### Directions for this task
All of the lines below are to be transcribed faithfully, with pictures excluded from the copy.

* * * *

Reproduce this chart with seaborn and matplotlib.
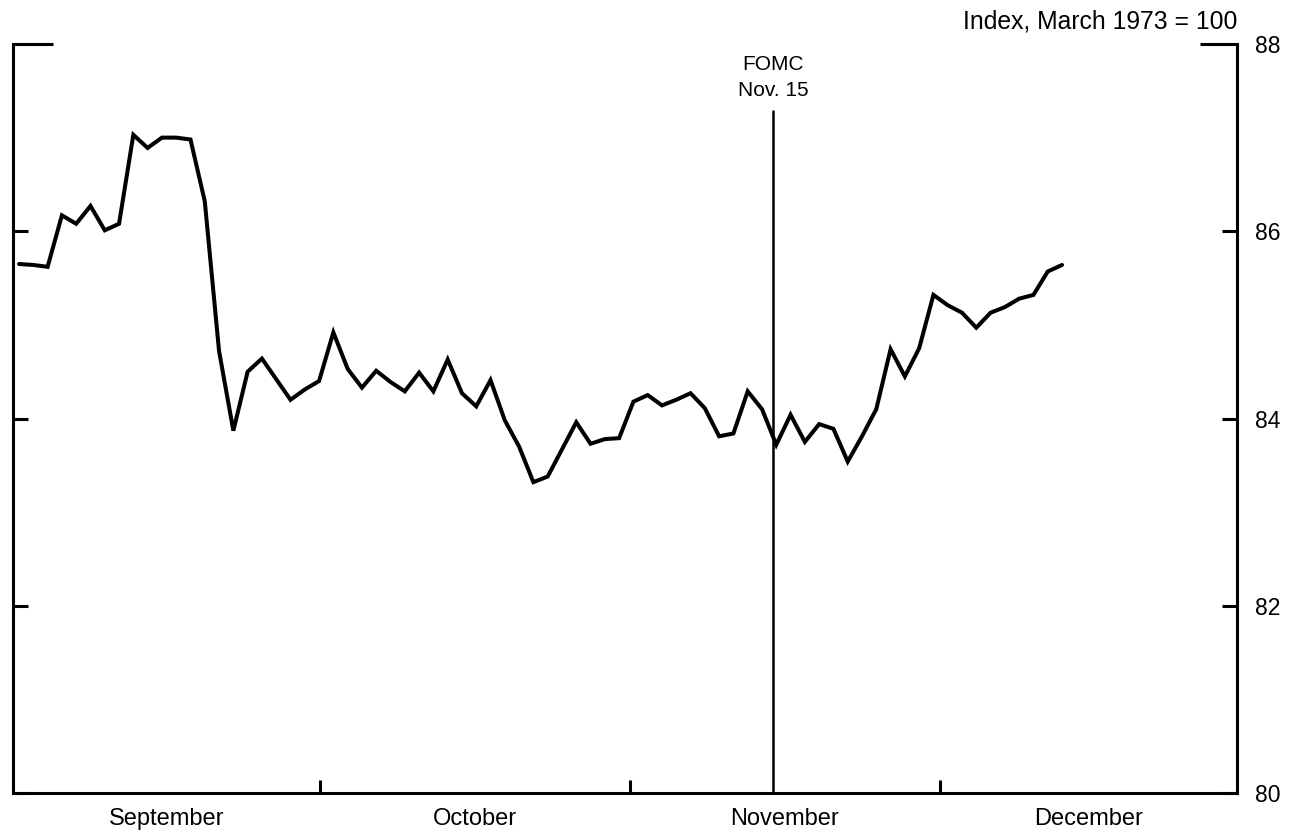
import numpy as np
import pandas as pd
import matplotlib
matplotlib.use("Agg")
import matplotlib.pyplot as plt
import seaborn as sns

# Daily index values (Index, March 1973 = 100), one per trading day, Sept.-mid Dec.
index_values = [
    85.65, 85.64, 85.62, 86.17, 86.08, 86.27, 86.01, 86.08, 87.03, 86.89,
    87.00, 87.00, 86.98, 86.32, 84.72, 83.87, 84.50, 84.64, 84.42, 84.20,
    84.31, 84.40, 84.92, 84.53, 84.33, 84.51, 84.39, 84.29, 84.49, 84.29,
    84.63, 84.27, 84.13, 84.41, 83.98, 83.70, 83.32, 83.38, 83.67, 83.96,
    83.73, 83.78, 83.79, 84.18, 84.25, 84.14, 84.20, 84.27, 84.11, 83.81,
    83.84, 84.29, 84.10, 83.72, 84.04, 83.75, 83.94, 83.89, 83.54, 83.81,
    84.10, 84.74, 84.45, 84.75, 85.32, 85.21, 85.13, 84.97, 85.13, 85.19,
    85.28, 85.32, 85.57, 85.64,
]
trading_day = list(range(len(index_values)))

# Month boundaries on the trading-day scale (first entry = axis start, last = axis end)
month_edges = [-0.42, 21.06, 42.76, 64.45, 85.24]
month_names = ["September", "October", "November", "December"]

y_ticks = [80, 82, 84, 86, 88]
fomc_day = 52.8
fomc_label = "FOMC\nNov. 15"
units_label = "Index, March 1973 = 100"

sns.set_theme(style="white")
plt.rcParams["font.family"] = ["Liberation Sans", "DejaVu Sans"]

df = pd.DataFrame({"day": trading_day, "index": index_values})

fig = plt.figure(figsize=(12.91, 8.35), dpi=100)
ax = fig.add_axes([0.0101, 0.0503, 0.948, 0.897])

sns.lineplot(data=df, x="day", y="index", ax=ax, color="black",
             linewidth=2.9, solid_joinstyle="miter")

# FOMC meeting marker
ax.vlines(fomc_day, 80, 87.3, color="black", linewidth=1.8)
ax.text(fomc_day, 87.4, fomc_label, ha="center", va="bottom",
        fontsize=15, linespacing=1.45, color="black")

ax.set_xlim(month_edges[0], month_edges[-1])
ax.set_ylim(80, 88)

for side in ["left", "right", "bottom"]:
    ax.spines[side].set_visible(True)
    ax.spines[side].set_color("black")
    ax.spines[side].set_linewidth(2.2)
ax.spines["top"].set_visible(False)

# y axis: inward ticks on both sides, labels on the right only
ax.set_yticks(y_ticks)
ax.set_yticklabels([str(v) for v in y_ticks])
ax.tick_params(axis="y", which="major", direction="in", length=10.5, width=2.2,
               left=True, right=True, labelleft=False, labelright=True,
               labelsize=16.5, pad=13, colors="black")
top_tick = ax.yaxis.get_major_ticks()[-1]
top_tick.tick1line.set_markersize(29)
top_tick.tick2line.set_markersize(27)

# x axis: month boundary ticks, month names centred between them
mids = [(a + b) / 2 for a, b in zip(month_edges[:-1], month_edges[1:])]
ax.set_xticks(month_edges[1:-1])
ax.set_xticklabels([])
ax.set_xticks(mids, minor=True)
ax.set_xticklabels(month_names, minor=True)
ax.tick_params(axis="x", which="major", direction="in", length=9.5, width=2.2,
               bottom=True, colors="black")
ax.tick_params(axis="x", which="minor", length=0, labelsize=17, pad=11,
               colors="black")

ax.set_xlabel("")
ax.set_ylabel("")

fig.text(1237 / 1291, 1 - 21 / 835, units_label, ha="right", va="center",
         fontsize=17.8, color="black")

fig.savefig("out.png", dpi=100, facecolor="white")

* * * *

### Finished exercise
Reproduce this chart with seaborn and matplotlib.
import numpy as np
import pandas as pd
import matplotlib
matplotlib.use("Agg")
import matplotlib.pyplot as plt
import seaborn as sns

# Daily index values (Index, March 1973 = 100), one per trading day, Sept.-mid Dec.
index_values = [
    85.65, 85.64, 85.62, 86.17, 86.08, 86.27, 86.01, 86.08, 87.03, 86.89,
    87.00, 87.00, 86.98, 86.32, 84.72, 83.87, 84.50, 84.64, 84.42, 84.20,
    84.31, 84.40, 84.92, 84.53, 84.33, 84.51, 84.39, 84.29, 84.49, 84.29,
    84.63, 84.27, 84.13, 84.41, 83.98, 83.70, 83.32, 83.38, 83.67, 83.96,
    83.73, 83.78, 83.79, 84.18, 84.25, 84.14, 84.20, 84.27, 84.11, 83.81,
    83.84, 84.29, 84.10, 83.72, 84.04, 83.75, 83.94, 83.89, 83.54, 83.81,
    84.10, 84.74, 84.45, 84.75, 85.32, 85.21, 85.13, 84.97, 85.13, 85.19,
    85.28, 85.32, 85.57, 85.64,
]
trading_day = list(range(len(index_values)))

# Month boundaries on the trading-day scale (first entry = axis start, last = axis end)
month_edges = [-0.42, 21.06, 42.76, 64.45, 85.24]
month_names = ["September", "October", "November", "December"]

y_ticks = [80, 82, 84, 86, 88]
fomc_day = 52.8
fomc_label = "FOMC\nNov. 15"
units_label = "Index, March 1973 = 100"

sns.set_theme(style="white")
plt.rcParams["font.family"] = ["Liberation Sans", "DejaVu Sans"]

df = pd.DataFrame({"day": trading_day, "index": index_values})

fig = plt.figure(figsize=(12.91, 8.35), dpi=100)
ax = fig.add_axes([0.0101, 0.0503, 0.948, 0.897])

sns.lineplot(data=df, x="day", y="index", ax=ax, color="black",
             linewidth=2.9, solid_joinstyle="miter")

# FOMC meeting marker
ax.vlines(fomc_day, 80, 87.3, color="black", linewidth=1.8)
ax.text(fomc_day, 87.4, fomc_label, ha="center", va="bottom",
        fontsize=15, linespacing=1.45, color="black")

ax.set_xlim(month_edges[0], month_edges[-1])
ax.set_ylim(80, 88)

for side in ["left", "right", "bottom"]:
    ax.spines[side].set_visible(True)
    ax.spines[side].set_color("black")
    ax.spines[side].set_linewidth(2.2)
ax.spines["top"].set_visible(False)

# y axis: inward ticks on both sides, labels on the right only
ax.set_yticks(y_ticks)
ax.set_yticklabels([str(v) for v in y_ticks])
ax.tick_params(axis="y", which="major", direction="in", length=10.5, width=2.2,
               left=True, right=True, labelleft=False, labelright=True,
               labelsize=16.5, pad=13, colors="black")
top_tick = ax.yaxis.get_major_ticks()[-1]
top_tick.tick1line.set_markersize(29)
top_tick.tick2line.set_markersize(27)

# x axis: month boundary ticks, month names centred between them
mids = [(a + b) / 2 for a, b in zip(month_edges[:-1], month_edges[1:])]
ax.set_xticks(month_edges[1:-1])
ax.set_xticklabels([])
ax.set_xticks(mids, minor=True)
ax.set_xticklabels(month_names, minor=True)
ax.tick_params(axis="x", which="major", direction="in", length=9.5, width=2.2,
               bottom=True, colors="black")
ax.tick_params(axis="x", which="minor", length=0, labelsize=17, pad=11,
               colors="black")

ax.set_xlabel("")
ax.set_ylabel("")

fig.text(1237 / 1291, 1 - 21 / 835, units_label, ha="right", va="center",
         fontsize=17.8, color="black")

fig.savefig("out.png", dpi=100, facecolor="white")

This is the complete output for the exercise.